■ To do ■
Give every line of the material again, exactly as written.
* START Dataset content *
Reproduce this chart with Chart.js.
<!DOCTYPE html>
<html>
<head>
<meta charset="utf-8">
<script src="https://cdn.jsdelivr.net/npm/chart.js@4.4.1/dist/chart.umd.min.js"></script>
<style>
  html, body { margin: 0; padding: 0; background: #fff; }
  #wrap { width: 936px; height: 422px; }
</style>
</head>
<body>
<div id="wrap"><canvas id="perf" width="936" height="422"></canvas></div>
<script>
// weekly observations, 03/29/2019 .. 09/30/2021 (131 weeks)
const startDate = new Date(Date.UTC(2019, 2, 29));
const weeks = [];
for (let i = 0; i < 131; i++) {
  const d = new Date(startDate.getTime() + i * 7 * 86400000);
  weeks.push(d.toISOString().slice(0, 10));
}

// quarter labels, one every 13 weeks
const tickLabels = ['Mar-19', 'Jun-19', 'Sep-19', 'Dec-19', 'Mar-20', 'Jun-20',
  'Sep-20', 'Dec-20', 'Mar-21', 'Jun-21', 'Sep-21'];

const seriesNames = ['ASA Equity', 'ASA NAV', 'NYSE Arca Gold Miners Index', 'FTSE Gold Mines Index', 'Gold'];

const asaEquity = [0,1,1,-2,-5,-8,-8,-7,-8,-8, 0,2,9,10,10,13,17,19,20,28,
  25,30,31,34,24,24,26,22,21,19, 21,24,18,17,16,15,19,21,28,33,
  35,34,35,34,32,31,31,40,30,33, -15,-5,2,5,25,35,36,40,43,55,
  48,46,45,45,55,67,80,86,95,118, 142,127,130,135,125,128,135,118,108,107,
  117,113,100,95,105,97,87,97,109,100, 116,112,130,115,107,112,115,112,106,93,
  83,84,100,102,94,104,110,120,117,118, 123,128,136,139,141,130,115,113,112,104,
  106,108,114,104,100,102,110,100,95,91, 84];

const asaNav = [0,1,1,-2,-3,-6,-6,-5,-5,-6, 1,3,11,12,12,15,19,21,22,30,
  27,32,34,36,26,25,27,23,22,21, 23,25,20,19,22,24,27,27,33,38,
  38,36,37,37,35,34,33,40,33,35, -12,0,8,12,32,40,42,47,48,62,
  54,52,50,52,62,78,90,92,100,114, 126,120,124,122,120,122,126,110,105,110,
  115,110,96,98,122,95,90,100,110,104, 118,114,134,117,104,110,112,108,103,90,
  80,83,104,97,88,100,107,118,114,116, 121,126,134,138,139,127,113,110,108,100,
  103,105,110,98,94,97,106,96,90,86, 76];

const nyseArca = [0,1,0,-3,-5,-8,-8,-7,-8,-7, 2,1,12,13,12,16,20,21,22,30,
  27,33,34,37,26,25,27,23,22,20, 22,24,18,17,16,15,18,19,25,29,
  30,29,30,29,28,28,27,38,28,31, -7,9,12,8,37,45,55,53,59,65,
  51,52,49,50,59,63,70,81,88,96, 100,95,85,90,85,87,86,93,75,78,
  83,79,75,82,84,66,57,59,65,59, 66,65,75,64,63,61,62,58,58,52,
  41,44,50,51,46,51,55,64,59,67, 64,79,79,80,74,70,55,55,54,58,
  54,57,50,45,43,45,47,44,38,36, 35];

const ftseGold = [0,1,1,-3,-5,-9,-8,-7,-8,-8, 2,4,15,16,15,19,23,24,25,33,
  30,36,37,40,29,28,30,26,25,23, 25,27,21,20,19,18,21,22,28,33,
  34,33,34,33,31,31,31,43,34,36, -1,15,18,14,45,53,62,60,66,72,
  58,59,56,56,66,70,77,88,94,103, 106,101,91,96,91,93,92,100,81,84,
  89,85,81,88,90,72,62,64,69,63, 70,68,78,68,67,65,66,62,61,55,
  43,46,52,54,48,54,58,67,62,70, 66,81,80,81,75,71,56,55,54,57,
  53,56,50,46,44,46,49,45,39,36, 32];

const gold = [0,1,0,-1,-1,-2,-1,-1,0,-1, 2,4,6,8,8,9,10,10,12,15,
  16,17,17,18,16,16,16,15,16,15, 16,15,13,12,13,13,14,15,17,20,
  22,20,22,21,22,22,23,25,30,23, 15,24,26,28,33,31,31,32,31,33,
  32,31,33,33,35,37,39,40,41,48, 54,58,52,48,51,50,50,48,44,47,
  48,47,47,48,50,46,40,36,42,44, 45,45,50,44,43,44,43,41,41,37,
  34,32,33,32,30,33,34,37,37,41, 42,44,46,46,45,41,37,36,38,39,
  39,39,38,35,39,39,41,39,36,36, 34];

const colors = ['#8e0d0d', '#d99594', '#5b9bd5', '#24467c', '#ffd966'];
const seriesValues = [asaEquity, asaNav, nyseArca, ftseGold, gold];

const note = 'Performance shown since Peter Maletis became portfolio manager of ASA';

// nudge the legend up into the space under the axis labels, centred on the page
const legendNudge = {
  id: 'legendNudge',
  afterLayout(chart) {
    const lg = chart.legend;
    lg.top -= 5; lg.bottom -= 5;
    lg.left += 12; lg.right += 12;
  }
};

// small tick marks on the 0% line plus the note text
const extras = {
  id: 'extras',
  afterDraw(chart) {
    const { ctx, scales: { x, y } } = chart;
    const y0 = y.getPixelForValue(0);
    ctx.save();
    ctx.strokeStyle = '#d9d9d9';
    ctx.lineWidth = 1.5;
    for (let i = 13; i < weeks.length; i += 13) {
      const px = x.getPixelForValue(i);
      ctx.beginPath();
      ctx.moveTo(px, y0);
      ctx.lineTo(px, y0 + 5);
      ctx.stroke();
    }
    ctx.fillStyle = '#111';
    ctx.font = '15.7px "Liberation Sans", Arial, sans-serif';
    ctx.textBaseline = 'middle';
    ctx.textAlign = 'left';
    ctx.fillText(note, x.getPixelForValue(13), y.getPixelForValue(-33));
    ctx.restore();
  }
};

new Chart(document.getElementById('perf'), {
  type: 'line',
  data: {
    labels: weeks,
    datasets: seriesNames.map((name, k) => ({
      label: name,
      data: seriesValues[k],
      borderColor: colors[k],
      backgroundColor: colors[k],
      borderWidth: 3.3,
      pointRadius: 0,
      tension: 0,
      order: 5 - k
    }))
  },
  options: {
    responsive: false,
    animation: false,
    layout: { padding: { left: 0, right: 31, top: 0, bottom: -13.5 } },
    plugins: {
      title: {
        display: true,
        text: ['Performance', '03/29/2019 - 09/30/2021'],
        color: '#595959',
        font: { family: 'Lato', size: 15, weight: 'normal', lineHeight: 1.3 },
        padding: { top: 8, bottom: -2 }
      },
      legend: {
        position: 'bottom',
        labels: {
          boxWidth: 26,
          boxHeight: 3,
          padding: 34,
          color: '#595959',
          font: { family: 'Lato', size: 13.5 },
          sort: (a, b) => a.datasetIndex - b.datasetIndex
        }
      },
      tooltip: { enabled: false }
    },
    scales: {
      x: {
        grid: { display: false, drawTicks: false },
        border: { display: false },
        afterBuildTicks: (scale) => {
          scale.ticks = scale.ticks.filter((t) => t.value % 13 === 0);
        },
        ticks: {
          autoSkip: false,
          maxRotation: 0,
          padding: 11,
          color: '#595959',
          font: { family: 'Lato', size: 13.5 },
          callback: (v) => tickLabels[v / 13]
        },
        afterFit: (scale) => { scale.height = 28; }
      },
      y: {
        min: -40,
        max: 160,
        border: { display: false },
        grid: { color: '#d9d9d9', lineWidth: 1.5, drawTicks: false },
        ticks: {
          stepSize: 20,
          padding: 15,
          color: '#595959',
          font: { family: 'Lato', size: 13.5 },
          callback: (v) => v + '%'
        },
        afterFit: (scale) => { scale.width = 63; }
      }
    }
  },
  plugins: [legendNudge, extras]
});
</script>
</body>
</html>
* END Dataset content *
■ Solved exercise ■
Reproduce this chart with Chart.js.
<!DOCTYPE html>
<html>
<head>
<meta charset="utf-8">
<script src="https://cdn.jsdelivr.net/npm/chart.js@4.4.1/dist/chart.umd.min.js"></script>
<style>
  html, body { margin: 0; padding: 0; background: #fff; }
  #wrap { width: 936px; height: 422px; }
</style>
</head>
<body>
<div id="wrap"><canvas id="perf" width="936" height="422"></canvas></div>
<script>
// weekly observations, 03/29/2019 .. 09/30/2021 (131 weeks)
const startDate = new Date(Date.UTC(2019, 2, 29));
const weeks = [];
for (let i = 0; i < 131; i++) {
  const d = new Date(startDate.getTime() + i * 7 * 86400000);
  weeks.push(d.toISOString().slice(0, 10));
}

// quarter labels, one every 13 weeks
const tickLabels = ['Mar-19', 'Jun-19', 'Sep-19', 'Dec-19', 'Mar-20', 'Jun-20',
  'Sep-20', 'Dec-20', 'Mar-21', 'Jun-21', 'Sep-21'];

const seriesNames = ['ASA Equity', 'ASA NAV', 'NYSE Arca Gold Miners Index', 'FTSE Gold Mines Index', 'Gold'];

const asaEquity = [0,1,1,-2,-5,-8,-8,-7,-8,-8, 0,2,9,10,10,13,17,19,20,28,
  25,30,31,34,24,24,26,22,21,19, 21,24,18,17,16,15,19,21,28,33,
  35,34,35,34,32,31,31,40,30,33, -15,-5,2,5,25,35,36,40,43,55,
  48,46,45,45,55,67,80,86,95,118, 142,127,130,135,125,128,135,118,108,107,
  117,113,100,95,105,97,87,97,109,100, 116,112,130,115,107,112,115,112,106,93,
  83,84,100,102,94,104,110,120,117,118, 123,128,136,139,141,130,115,113,112,104,
  106,108,114,104,100,102,110,100,95,91, 84];

const asaNav = [0,1,1,-2,-3,-6,-6,-5,-5,-6, 1,3,11,12,12,15,19,21,22,30,
  27,32,34,36,26,25,27,23,22,21, 23,25,20,19,22,24,27,27,33,38,
  38,36,37,37,35,34,33,40,33,35, -12,0,8,12,32,40,42,47,48,62,
  54,52,50,52,62,78,90,92,100,114, 126,120,124,122,120,122,126,110,105,110,
  115,110,96,98,122,95,90,100,110,104, 118,114,134,117,104,110,112,108,103,90,
  80,83,104,97,88,100,107,118,114,116, 121,126,134,138,139,127,113,110,108,100,
  103,105,110,98,94,97,106,96,90,86, 76];

const nyseArca = [0,1,0,-3,-5,-8,-8,-7,-8,-7, 2,1,12,13,12,16,20,21,22,30,
  27,33,34,37,26,25,27,23,22,20, 22,24,18,17,16,15,18,19,25,29,
  30,29,30,29,28,28,27,38,28,31, -7,9,12,8,37,45,55,53,59,65,
  51,52,49,50,59,63,70,81,88,96, 100,95,85,90,85,87,86,93,75,78,
  83,79,75,82,84,66,57,59,65,59, 66,65,75,64,63,61,62,58,58,52,
  41,44,50,51,46,51,55,64,59,67, 64,79,79,80,74,70,55,55,54,58,
  54,57,50,45,43,45,47,44,38,36, 35];

const ftseGold = [0,1,1,-3,-5,-9,-8,-7,-8,-8, 2,4,15,16,15,19,23,24,25,33,
  30,36,37,40,29,28,30,26,25,23, 25,27,21,20,19,18,21,22,28,33,
  34,33,34,33,31,31,31,43,34,36, -1,15,18,14,45,53,62,60,66,72,
  58,59,56,56,66,70,77,88,94,103, 106,101,91,96,91,93,92,100,81,84,
  89,85,81,88,90,72,62,64,69,63, 70,68,78,68,67,65,66,62,61,55,
  43,46,52,54,48,54,58,67,62,70, 66,81,80,81,75,71,56,55,54,57,
  53,56,50,46,44,46,49,45,39,36, 32];

const gold = [0,1,0,-1,-1,-2,-1,-1,0,-1, 2,4,6,8,8,9,10,10,12,15,
  16,17,17,18,16,16,16,15,16,15, 16,15,13,12,13,13,14,15,17,20,
  22,20,22,21,22,22,23,25,30,23, 15,24,26,28,33,31,31,32,31,33,
  32,31,33,33,35,37,39,40,41,48, 54,58,52,48,51,50,50,48,44,47,
  48,47,47,48,50,46,40,36,42,44, 45,45,50,44,43,44,43,41,41,37,
  34,32,33,32,30,33,34,37,37,41, 42,44,46,46,45,41,37,36,38,39,
  39,39,38,35,39,39,41,39,36,36, 34];

const colors = ['#8e0d0d', '#d99594', '#5b9bd5', '#24467c', '#ffd966'];
const seriesValues = [asaEquity, asaNav, nyseArca, ftseGold, gold];

const note = 'Performance shown since Peter Maletis became portfolio manager of ASA';

// nudge the legend up into the space under the axis labels, centred on the page
const legendNudge = {
  id: 'legendNudge',
  afterLayout(chart) {
    const lg = chart.legend;
    lg.top -= 5; lg.bottom -= 5;
    lg.left += 12; lg.right += 12;
  }
};

// small tick marks on the 0% line plus the note text
const extras = {
  id: 'extras',
  afterDraw(chart) {
    const { ctx, scales: { x, y } } = chart;
    const y0 = y.getPixelForValue(0);
    ctx.save();
    ctx.strokeStyle = '#d9d9d9';
    ctx.lineWidth = 1.5;
    for (let i = 13; i < weeks.length; i += 13) {
      const px = x.getPixelForValue(i);
      ctx.beginPath();
      ctx.moveTo(px, y0);
      ctx.lineTo(px, y0 + 5);
      ctx.stroke();
    }
    ctx.fillStyle = '#111';
    ctx.font = '15.7px "Liberation Sans", Arial, sans-serif';
    ctx.textBaseline = 'middle';
    ctx.textAlign = 'left';
    ctx.fillText(note, x.getPixelForValue(13), y.getPixelForValue(-33));
    ctx.restore();
  }
};

new Chart(document.getElementById('perf'), {
  type: 'line',
  data: {
    labels: weeks,
    datasets: seriesNames.map((name, k) => ({
      label: name,
      data: seriesValues[k],
      borderColor: colors[k],
      backgroundColor: colors[k],
      borderWidth: 3.3,
      pointRadius: 0,
      tension: 0,
      order: 5 - k
    }))
  },
  options: {
    responsive: false,
    animation: false,
    layout: { padding: { left: 0, right: 31, top: 0, bottom: -13.5 } },
    plugins: {
      title: {
        display: true,
        text: ['Performance', '03/29/2019 - 09/30/2021'],
        color: '#595959',
        font: { family: 'Lato', size: 15, weight: 'normal', lineHeight: 1.3 },
        padding: { top: 8, bottom: -2 }
      },
      legend: {
        position: 'bottom',
        labels: {
          boxWidth: 26,
          boxHeight: 3,
          padding: 34,
          color: '#595959',
          font: { family: 'Lato', size: 13.5 },
          sort: (a, b) => a.datasetIndex - b.datasetIndex
        }
      },
      tooltip: { enabled: false }
    },
    scales: {
      x: {
        grid: { display: false, drawTicks: false },
        border: { display: false },
        afterBuildTicks: (scale) => {
          scale.ticks = scale.ticks.filter((t) => t.value % 13 === 0);
        },
        ticks: {
          autoSkip: false,
          maxRotation: 0,
          padding: 11,
          color: '#595959',
          font: { family: 'Lato', size: 13.5 },
          callback: (v) => tickLabels[v / 13]
        },
        afterFit: (scale) => { scale.height = 28; }
      },
      y: {
        min: -40,
        max: 160,
        border: { display: false },
        grid: { color: '#d9d9d9', lineWidth: 1.5, drawTicks: false },
        ticks: {
          stepSize: 20,
          padding: 15,
          color: '#595959',
          font: { family: 'Lato', size: 13.5 },
          callback: (v) => v + '%'
        },
        afterFit: (scale) => { scale.width = 63; }
      }
    }
  },
  plugins: [legendNudge, extras]
});
</script>
</body>
</html>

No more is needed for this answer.